According to TI, India was ranked 85 out of 175 countries with a score of 38, an improvement over last year’s ranking of 94 with a score of 36. The Corruption Perception Index ranks countries and territories based on corruption in its public sector, which is accountable to the government. The scale is determined on the basis of a numerical value between zero meaning highly corrupt and 100 meaning very clean.

According to a blog on their website, Asia Pacific region has a total of 28 countries that fall in the index and account for 61% of the world’s population. A majority of these nations are still fighting corruption in the public sector as 18 nations including India have scored less than 40 out of 100.

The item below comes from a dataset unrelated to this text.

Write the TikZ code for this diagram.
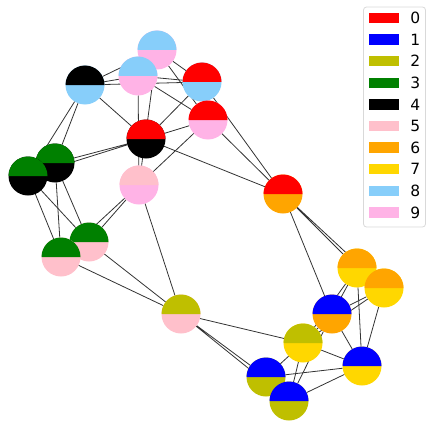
\documentclass[tikz,border=0pt]{standalone}
\usepackage{fontspec}
\setmainfont{DejaVu Sans}
\usepackage{tikz}
\usetikzlibrary{positioning,backgrounds}
\usepackage{xcolor}
\definecolor{Olive}{HTML}{BFBF00}
\definecolor{Leaf}{HTML}{008000}
\definecolor{Rose}{HTML}{FFC0CB}
\definecolor{Amber}{HTML}{FFA500}
\definecolor{Gold}{HTML}{FFD700}
\definecolor{Sky}{HTML}{87CEFA}
\definecolor{Plum}{HTML}{FFB3E6}
\definecolor{Wire}{HTML}{333333}
\tikzset{
  disc/.style={circle, minimum size=39pt, inner sep=0pt, outer sep=0pt},
  wire/.style={draw=Wire, line width=0.8pt},
}
\newcommand\halfnode[4]{%
  \node[disc, fill=#4] (#1) at (#2) {};
  \fill[#3] ([xshift=-19.5pt]#1.center) arc[start angle=180, end angle=0, radius=19.5pt] -- cycle;
}

\begin{document}
\begin{tikzpicture}[x=1pt, y=-1pt,
  swatch/.style={minimum width=30pt, minimum height=10.5pt, inner sep=0pt, fill=#1},
  keytext/.style={right=11pt, inner sep=0pt, font=\fontsize{15.5}{18}\selectfont},
  legframe/.style={draw=black!15, rounded corners=3pt, fill=white, line width=0.8pt,
    minimum width=62pt, minimum height=220pt, inner sep=0pt},
]
  \useasboundingbox (0,0) rectangle (435,425);

  \halfnode{v1}{157,50}{Sky}{Plum}
  \halfnode{v2}{138,76}{Sky}{Plum}
  \halfnode{v3}{85,85}{black}{Sky}
  \halfnode{v4}{202,82}{red}{Sky}
  \halfnode{v5}{208,120}{red}{Plum}
  \halfnode{v6}{146,139}{red}{black}
  \halfnode{v7}{55,163}{Leaf}{black}
  \halfnode{v8}{28,176}{Leaf}{black}
  \halfnode{v9}{139,185}{Rose}{Plum}
  \halfnode{v10}{89,242}{Leaf}{Rose}
  \halfnode{v11}{61,257}{Leaf}{Rose}
  \halfnode{v12}{283,194}{red}{Amber}
  \halfnode{v13}{357,268}{Amber}{Gold}
  \halfnode{v14}{384,288}{Amber}{Gold}
  \halfnode{v15}{332,314}{blue}{Amber}
  \halfnode{v16}{181,314}{Olive}{Rose}
  \halfnode{v17}{303,343}{Olive}{Gold}
  \halfnode{v18}{362,366}{blue}{Gold}
  \halfnode{v19}{266,377}{blue}{Olive}
  \halfnode{v20}{289,401}{blue}{Olive}

  \begin{scope}[on background layer]
    \draw[wire] (v1) -- (v2) (v1) -- (v3) (v1) -- (v4) (v1) -- (v5) (v1) -- (v9);
    \draw[wire] (v2) -- (v3) (v2) -- (v4) (v2) -- (v5) (v2) -- (v9);
    \draw[wire] (v3) -- (v4) (v3) -- (v6) (v3) -- (v7) (v3) -- (v8);
    \draw[wire] (v4) -- (v5) (v4) -- (v6) (v4) -- (v12);
    \draw[wire] (v5) -- (v6) (v5) -- (v9) (v5) -- (v12);
    \draw[wire] (v6) -- (v7) (v6) -- (v8) (v6) -- (v12);
    \draw[wire] (v7) -- (v8) (v7) -- (v10) (v7) -- (v11);
    \draw[wire] (v8) -- (v10) (v8) -- (v11);
    \draw[wire] (v9) -- (v10) (v9) -- (v11) (v9) -- (v16);
    \draw[wire] (v10) -- (v11) (v10) -- (v16) (v11) -- (v16);
    \draw[wire] (v12) -- (v13) (v12) -- (v14) (v12) -- (v15);
    \draw[wire] (v13) -- (v14) (v13) -- (v15) (v13) -- (v17) (v13) -- (v18);
    \draw[wire] (v14) -- (v15) (v14) -- (v17) (v14) -- (v18);
    \draw[wire] (v15) -- (v17) (v15) -- (v18) (v15) -- (v20);
    \draw[wire] (v16) -- (v17) (v16) -- (v19) (v16) -- (v20);
    \draw[wire] (v17) -- (v18) (v17) -- (v19) (v17) -- (v20);
    \draw[wire] (v18) -- (v19) (v18) -- (v20) (v19) -- (v20);
  \end{scope}

  \node[legframe] (leg) at (394.5,117) {};
  \node[swatch=red] (k0) at (384,18) {};
  \node[keytext] at (k0.east) {0};
  \node[swatch=blue] (k1) at (384,39.6) {};
  \node[keytext] at (k1.east) {1};
  \node[swatch=Olive] (k2) at (384,61.2) {};
  \node[keytext] at (k2.east) {2};
  \node[swatch=Leaf] (k3) at (384,82.8) {};
  \node[keytext] at (k3.east) {3};
  \node[swatch=black] (k4) at (384,104.4) {};
  \node[keytext] at (k4.east) {4};
  \node[swatch=Rose] (k5) at (384,126) {};
  \node[keytext] at (k5.east) {5};
  \node[swatch=Amber] (k6) at (384,147.6) {};
  \node[keytext] at (k6.east) {6};
  \node[swatch=Gold] (k7) at (384,169.2) {};
  \node[keytext] at (k7.east) {7};
  \node[swatch=Sky] (k8) at (384,190.8) {};
  \node[keytext] at (k8.east) {8};
  \node[swatch=Plum] (k9) at (384,212.4) {};
  \node[keytext] at (k9.east) {9};
\end{tikzpicture}
\end{document}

Both globally sought-after nations, India and China are being led by leaders who are currently running anti-corruption drives.

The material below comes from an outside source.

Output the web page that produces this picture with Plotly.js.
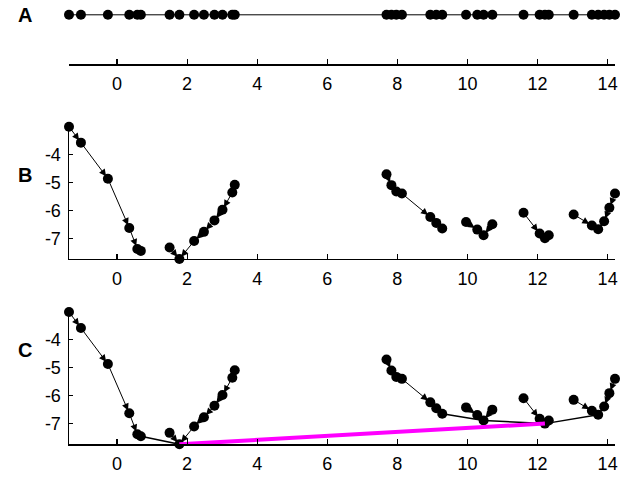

According to a report on ibtimes, China recently launched an anti-corruption agency in an effort devised by the Supreme People’s Procuratorate. This agency will function under the country’s top prosecutor and will focus on helping SPP handle major cases. This move will be a part of President Xi Jinping’s agenda towards uprooting corruption in the government and private sector.

India deals with corruption through organizations like Lokayukta, which is an anti-corruption ombudsman organization. Apart from that, the Right to Information Act also allows citizens to understand working of government from the outside.    

According to TI, The low CPI scores reveal the inadequacy displayed in India in terms of law enforcement, corruption watchdogs and protection of whistleblowers. The low scores also signify the ineffectiveness of our new leaders to counter corruption which in turn pose a threat to sustainability of economies and protection of a fragile democracy.